**Task goal**
Give back exactly the lines from the beginning of the listing below to the line holding "from bokeh.resources import INLINE", both ends included; the pictures stay out.

>> begin Material provided

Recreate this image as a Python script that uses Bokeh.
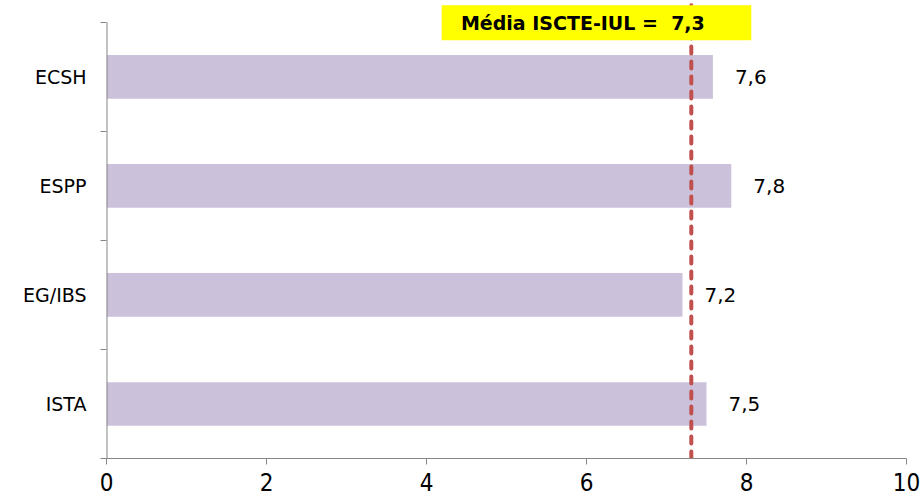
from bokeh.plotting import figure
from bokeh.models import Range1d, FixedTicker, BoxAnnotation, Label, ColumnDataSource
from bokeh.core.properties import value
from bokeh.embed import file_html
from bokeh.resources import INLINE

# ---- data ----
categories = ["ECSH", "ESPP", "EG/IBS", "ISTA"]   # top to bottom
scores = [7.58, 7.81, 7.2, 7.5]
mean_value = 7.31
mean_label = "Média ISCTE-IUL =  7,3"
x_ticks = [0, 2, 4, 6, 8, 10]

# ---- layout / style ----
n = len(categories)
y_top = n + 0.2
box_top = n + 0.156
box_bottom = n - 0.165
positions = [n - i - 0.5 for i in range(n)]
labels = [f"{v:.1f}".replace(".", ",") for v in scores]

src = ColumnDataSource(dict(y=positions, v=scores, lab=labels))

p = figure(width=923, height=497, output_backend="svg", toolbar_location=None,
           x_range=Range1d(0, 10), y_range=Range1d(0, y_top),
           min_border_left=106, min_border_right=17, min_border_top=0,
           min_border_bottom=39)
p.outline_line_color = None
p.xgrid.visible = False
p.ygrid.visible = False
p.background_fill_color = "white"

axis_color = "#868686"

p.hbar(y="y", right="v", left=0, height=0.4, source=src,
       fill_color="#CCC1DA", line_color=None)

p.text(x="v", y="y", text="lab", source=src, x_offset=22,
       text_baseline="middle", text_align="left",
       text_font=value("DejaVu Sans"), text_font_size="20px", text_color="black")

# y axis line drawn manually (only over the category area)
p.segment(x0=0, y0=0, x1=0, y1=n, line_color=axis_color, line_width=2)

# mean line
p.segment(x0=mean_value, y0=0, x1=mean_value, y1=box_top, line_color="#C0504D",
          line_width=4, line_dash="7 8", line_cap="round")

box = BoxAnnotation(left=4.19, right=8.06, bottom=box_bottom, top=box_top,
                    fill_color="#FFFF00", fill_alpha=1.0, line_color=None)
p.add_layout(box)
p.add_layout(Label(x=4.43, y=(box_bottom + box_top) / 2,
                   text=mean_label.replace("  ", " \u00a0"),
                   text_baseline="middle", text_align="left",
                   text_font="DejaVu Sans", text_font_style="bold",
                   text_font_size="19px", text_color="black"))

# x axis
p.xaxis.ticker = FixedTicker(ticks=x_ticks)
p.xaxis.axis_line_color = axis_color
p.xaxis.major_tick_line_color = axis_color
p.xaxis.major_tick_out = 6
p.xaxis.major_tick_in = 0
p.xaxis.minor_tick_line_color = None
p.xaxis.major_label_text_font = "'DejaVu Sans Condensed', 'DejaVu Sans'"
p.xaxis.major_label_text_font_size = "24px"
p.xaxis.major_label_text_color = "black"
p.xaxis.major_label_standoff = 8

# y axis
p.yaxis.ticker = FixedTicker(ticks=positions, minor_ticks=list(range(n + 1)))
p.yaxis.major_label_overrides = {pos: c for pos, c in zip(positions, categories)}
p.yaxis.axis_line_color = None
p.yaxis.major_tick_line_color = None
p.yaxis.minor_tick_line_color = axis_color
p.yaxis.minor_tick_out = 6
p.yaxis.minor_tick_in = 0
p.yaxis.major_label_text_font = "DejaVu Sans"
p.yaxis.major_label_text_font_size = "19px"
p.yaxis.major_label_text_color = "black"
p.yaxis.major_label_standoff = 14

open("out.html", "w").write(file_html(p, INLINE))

>> end Material provided

**Correct output**
Recreate this image as a Python script that uses Bokeh.
from bokeh.plotting import figure
from bokeh.models import Range1d, FixedTicker, BoxAnnotation, Label, ColumnDataSource
from bokeh.core.properties import value
from bokeh.embed import file_html
from bokeh.resources import INLINE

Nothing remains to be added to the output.